Task details: Below are some records: retype them all exactly, but not the pictures.

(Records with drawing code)
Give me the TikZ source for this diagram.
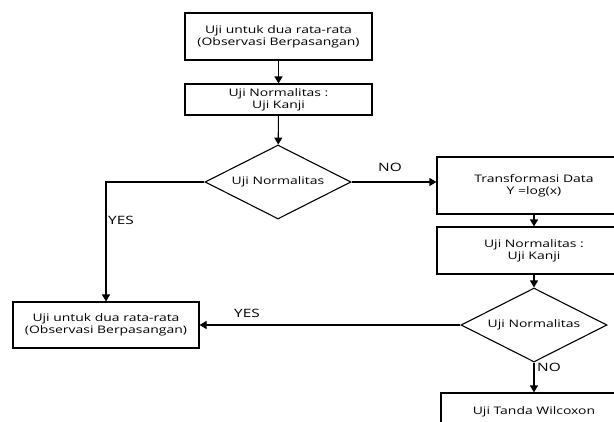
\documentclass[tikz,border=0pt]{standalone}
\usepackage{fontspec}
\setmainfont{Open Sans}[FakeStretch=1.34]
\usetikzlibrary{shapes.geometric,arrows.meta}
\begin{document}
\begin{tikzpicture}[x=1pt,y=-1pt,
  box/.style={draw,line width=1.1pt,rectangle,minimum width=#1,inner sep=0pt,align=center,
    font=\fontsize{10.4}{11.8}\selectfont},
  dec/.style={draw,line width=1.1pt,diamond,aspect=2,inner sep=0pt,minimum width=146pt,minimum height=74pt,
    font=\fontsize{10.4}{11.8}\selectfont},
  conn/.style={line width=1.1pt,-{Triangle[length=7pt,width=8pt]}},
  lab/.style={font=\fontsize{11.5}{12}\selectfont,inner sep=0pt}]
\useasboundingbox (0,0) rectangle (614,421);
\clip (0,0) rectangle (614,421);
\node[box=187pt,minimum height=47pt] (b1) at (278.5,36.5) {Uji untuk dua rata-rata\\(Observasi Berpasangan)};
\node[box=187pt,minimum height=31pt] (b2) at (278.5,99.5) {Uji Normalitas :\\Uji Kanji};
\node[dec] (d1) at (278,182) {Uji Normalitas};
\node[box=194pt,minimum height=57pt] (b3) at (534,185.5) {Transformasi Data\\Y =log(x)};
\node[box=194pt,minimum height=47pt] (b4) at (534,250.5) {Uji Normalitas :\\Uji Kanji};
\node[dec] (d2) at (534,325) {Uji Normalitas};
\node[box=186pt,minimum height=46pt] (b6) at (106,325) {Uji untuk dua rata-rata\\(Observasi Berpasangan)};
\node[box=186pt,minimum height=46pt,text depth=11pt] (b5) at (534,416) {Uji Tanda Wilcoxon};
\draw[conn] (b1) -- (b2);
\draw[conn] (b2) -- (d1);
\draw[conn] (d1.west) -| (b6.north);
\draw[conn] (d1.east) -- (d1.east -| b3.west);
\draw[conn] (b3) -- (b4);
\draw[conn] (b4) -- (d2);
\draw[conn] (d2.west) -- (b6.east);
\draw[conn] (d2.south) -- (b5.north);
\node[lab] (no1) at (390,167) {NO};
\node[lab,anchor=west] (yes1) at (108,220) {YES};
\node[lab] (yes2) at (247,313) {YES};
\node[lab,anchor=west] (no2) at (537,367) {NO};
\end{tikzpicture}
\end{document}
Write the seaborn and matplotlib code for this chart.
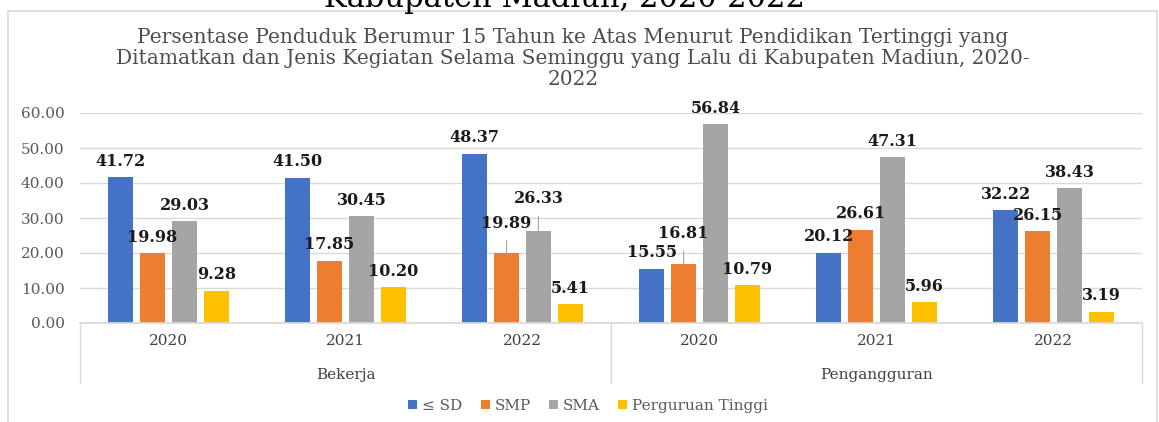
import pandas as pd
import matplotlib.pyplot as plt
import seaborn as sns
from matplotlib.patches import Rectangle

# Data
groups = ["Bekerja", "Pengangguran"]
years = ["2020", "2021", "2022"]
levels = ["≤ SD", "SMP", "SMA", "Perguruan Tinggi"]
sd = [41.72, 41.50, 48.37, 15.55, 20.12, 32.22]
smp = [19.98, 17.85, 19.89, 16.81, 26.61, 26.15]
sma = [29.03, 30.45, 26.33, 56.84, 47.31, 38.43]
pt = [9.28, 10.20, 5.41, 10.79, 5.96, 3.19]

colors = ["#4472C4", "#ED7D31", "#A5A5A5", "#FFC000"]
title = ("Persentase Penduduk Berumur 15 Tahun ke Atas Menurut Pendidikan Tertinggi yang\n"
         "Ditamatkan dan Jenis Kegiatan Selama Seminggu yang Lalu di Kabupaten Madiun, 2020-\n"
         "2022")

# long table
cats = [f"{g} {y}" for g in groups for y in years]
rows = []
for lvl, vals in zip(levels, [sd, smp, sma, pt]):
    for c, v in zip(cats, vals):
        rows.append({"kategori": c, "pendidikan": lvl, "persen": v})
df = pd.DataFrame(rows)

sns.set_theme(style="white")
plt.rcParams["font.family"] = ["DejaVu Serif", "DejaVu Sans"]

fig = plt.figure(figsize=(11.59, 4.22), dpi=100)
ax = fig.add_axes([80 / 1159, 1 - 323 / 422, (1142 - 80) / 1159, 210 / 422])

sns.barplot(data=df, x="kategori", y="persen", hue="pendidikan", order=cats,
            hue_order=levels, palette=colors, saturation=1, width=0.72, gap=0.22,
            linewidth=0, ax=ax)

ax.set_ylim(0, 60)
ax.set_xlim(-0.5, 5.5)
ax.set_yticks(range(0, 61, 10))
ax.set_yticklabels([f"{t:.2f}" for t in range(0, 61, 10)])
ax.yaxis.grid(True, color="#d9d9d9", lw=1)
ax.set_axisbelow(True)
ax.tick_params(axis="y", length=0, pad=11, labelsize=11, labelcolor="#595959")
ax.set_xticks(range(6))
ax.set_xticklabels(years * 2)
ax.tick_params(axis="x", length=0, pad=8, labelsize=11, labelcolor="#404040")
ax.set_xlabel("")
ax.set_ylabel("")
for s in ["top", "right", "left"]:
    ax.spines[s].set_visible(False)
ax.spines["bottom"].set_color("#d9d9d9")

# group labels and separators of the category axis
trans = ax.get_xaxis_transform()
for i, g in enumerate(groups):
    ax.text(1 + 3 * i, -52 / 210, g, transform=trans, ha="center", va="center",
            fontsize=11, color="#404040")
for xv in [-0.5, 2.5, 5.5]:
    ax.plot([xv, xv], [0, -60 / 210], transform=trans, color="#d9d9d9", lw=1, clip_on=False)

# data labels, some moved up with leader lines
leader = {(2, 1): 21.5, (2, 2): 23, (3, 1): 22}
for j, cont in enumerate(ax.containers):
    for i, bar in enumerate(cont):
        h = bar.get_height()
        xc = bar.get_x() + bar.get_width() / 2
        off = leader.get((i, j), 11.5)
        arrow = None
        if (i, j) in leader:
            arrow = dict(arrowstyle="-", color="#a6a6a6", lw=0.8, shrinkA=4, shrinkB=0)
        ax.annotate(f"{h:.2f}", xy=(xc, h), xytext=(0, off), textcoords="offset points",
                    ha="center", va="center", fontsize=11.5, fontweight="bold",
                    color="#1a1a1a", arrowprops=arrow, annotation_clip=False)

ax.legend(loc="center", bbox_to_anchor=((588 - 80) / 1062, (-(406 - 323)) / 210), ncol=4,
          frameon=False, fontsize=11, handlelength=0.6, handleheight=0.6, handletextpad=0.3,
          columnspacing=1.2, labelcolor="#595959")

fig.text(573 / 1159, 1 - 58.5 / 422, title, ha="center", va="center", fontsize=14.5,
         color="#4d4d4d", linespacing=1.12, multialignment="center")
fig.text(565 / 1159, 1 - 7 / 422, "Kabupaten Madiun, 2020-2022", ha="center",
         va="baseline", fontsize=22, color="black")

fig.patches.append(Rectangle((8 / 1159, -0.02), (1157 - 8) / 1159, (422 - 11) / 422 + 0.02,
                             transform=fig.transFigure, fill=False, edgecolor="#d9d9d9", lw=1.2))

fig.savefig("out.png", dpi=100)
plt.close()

Exercise result:
Give me the TikZ source for this diagram.
\documentclass[tikz,border=0pt]{standalone}
\usepackage{fontspec}
\setmainfont{Open Sans}[FakeStretch=1.34]
\usetikzlibrary{shapes.geometric,arrows.meta}
\begin{document}
\begin{tikzpicture}[x=1pt,y=-1pt,
  box/.style={draw,line width=1.1pt,rectangle,minimum width=#1,inner sep=0pt,align=center,
    font=\fontsize{10.4}{11.8}\selectfont},
  dec/.style={draw,line width=1.1pt,diamond,aspect=2,inner sep=0pt,minimum width=146pt,minimum height=74pt,
    font=\fontsize{10.4}{11.8}\selectfont},
  conn/.style={line width=1.1pt,-{Triangle[length=7pt,width=8pt]}},
  lab/.style={font=\fontsize{11.5}{12}\selectfont,inner sep=0pt}]
\useasboundingbox (0,0) rectangle (614,421);
\clip (0,0) rectangle (614,421);
\node[box=187pt,minimum height=47pt] (b1) at (278.5,36.5) {Uji untuk dua rata-rata\\(Observasi Berpasangan)};
\node[box=187pt,minimum height=31pt] (b2) at (278.5,99.5) {Uji Normalitas :\\Uji Kanji};
\node[dec] (d1) at (278,182) {Uji Normalitas};
\node[box=194pt,minimum height=57pt] (b3) at (534,185.5) {Transformasi Data\\Y =log(x)};
\node[box=194pt,minimum height=47pt] (b4) at (534,250.5) {Uji Normalitas :\\Uji Kanji};
\node[dec] (d2) at (534,325) {Uji Normalitas};
\node[box=186pt,minimum height=46pt] (b6) at (106,325) {Uji untuk dua rata-rata\\(Observasi Berpasangan)};
\node[box=186pt,minimum height=46pt,text depth=11pt] (b5) at (534,416) {Uji Tanda Wilcoxon};
\draw[conn] (b1) -- (b2);
\draw[conn] (b2) -- (d1);
\draw[conn] (d1.west) -| (b6.north);
\draw[conn] (d1.east) -- (d1.east -| b3.west);
\draw[conn] (b3) -- (b4);
\draw[conn] (b4) -- (d2);
\draw[conn] (d2.west) -- (b6.east);
\draw[conn] (d2.south) -- (b5.north);
\node[lab] (no1) at (390,167) {NO};
\node[lab,anchor=west] (yes1) at (108,220) {YES};
\node[lab] (yes2) at (247,313) {YES};
\node[lab,anchor=west] (no2) at (537,367) {NO};
\end{tikzpicture}
\end{document}
Write the seaborn and matplotlib code for this chart.
import pandas as pd
import matplotlib.pyplot as plt
import seaborn as sns
from matplotlib.patches import Rectangle

# Data
groups = ["Bekerja", "Pengangguran"]
years = ["2020", "2021", "2022"]
levels = ["≤ SD", "SMP", "SMA", "Perguruan Tinggi"]
sd = [41.72, 41.50, 48.37, 15.55, 20.12, 32.22]
smp = [19.98, 17.85, 19.89, 16.81, 26.61, 26.15]
sma = [29.03, 30.45, 26.33, 56.84, 47.31, 38.43]
pt = [9.28, 10.20, 5.41, 10.79, 5.96, 3.19]

colors = ["#4472C4", "#ED7D31", "#A5A5A5", "#FFC000"]
title = ("Persentase Penduduk Berumur 15 Tahun ke Atas Menurut Pendidikan Tertinggi yang\n"
         "Ditamatkan dan Jenis Kegiatan Selama Seminggu yang Lalu di Kabupaten Madiun, 2020-\n"
         "2022")

# long table
cats = [f"{g} {y}" for g in groups for y in years]
rows = []
for lvl, vals in zip(levels, [sd, smp, sma, pt]):
    for c, v in zip(cats, vals):
        rows.append({"kategori": c, "pendidikan": lvl, "persen": v})
df = pd.DataFrame(rows)

sns.set_theme(style="white")
plt.rcParams["font.family"] = ["DejaVu Serif", "DejaVu Sans"]

fig = plt.figure(figsize=(11.59, 4.22), dpi=100)
ax = fig.add_axes([80 / 1159, 1 - 323 / 422, (1142 - 80) / 1159, 210 / 422])

sns.barplot(data=df, x="kategori", y="persen", hue="pendidikan", order=cats,
            hue_order=levels, palette=colors, saturation=1, width=0.72, gap=0.22,
            linewidth=0, ax=ax)

ax.set_ylim(0, 60)
ax.set_xlim(-0.5, 5.5)
ax.set_yticks(range(0, 61, 10))
ax.set_yticklabels([f"{t:.2f}" for t in range(0, 61, 10)])
ax.yaxis.grid(True, color="#d9d9d9", lw=1)
ax.set_axisbelow(True)
ax.tick_params(axis="y", length=0, pad=11, labelsize=11, labelcolor="#595959")
ax.set_xticks(range(6))
ax.set_xticklabels(years * 2)
ax.tick_params(axis="x", length=0, pad=8, labelsize=11, labelcolor="#404040")
ax.set_xlabel("")
ax.set_ylabel("")
for s in ["top", "right", "left"]:
    ax.spines[s].set_visible(False)
ax.spines["bottom"].set_color("#d9d9d9")

# group labels and separators of the category axis
trans = ax.get_xaxis_transform()
for i, g in enumerate(groups):
    ax.text(1 + 3 * i, -52 / 210, g, transform=trans, ha="center", va="center",
            fontsize=11, color="#404040")
for xv in [-0.5, 2.5, 5.5]:
    ax.plot([xv, xv], [0, -60 / 210], transform=trans, color="#d9d9d9", lw=1, clip_on=False)

# data labels, some moved up with leader lines
leader = {(2, 1): 21.5, (2, 2): 23, (3, 1): 22}
for j, cont in enumerate(ax.containers):
    for i, bar in enumerate(cont):
        h = bar.get_height()
        xc = bar.get_x() + bar.get_width() / 2
        off = leader.get((i, j), 11.5)
        arrow = None
        if (i, j) in leader:
            arrow = dict(arrowstyle="-", color="#a6a6a6", lw=0.8, shrinkA=4, shrinkB=0)
        ax.annotate(f"{h:.2f}", xy=(xc, h), xytext=(0, off), textcoords="offset points",
                    ha="center", va="center", fontsize=11.5, fontweight="bold",
                    color="#1a1a1a", arrowprops=arrow, annotation_clip=False)

ax.legend(loc="center", bbox_to_anchor=((588 - 80) / 1062, (-(406 - 323)) / 210), ncol=4,
          frameon=False, fontsize=11, handlelength=0.6, handleheight=0.6, handletextpad=0.3,
          columnspacing=1.2, labelcolor="#595959")

fig.text(573 / 1159, 1 - 58.5 / 422, title, ha="center", va="center", fontsize=14.5,
         color="#4d4d4d", linespacing=1.12, multialignment="center")
fig.text(565 / 1159, 1 - 7 / 422, "Kabupaten Madiun, 2020-2022", ha="center",
         va="baseline", fontsize=22, color="black")

fig.patches.append(Rectangle((8 / 1159, -0.02), (1157 - 8) / 1159, (422 - 11) / 422 + 0.02,
                             transform=fig.transFigure, fill=False, edgecolor="#d9d9d9", lw=1.2))

fig.savefig("out.png", dpi=100)
plt.close()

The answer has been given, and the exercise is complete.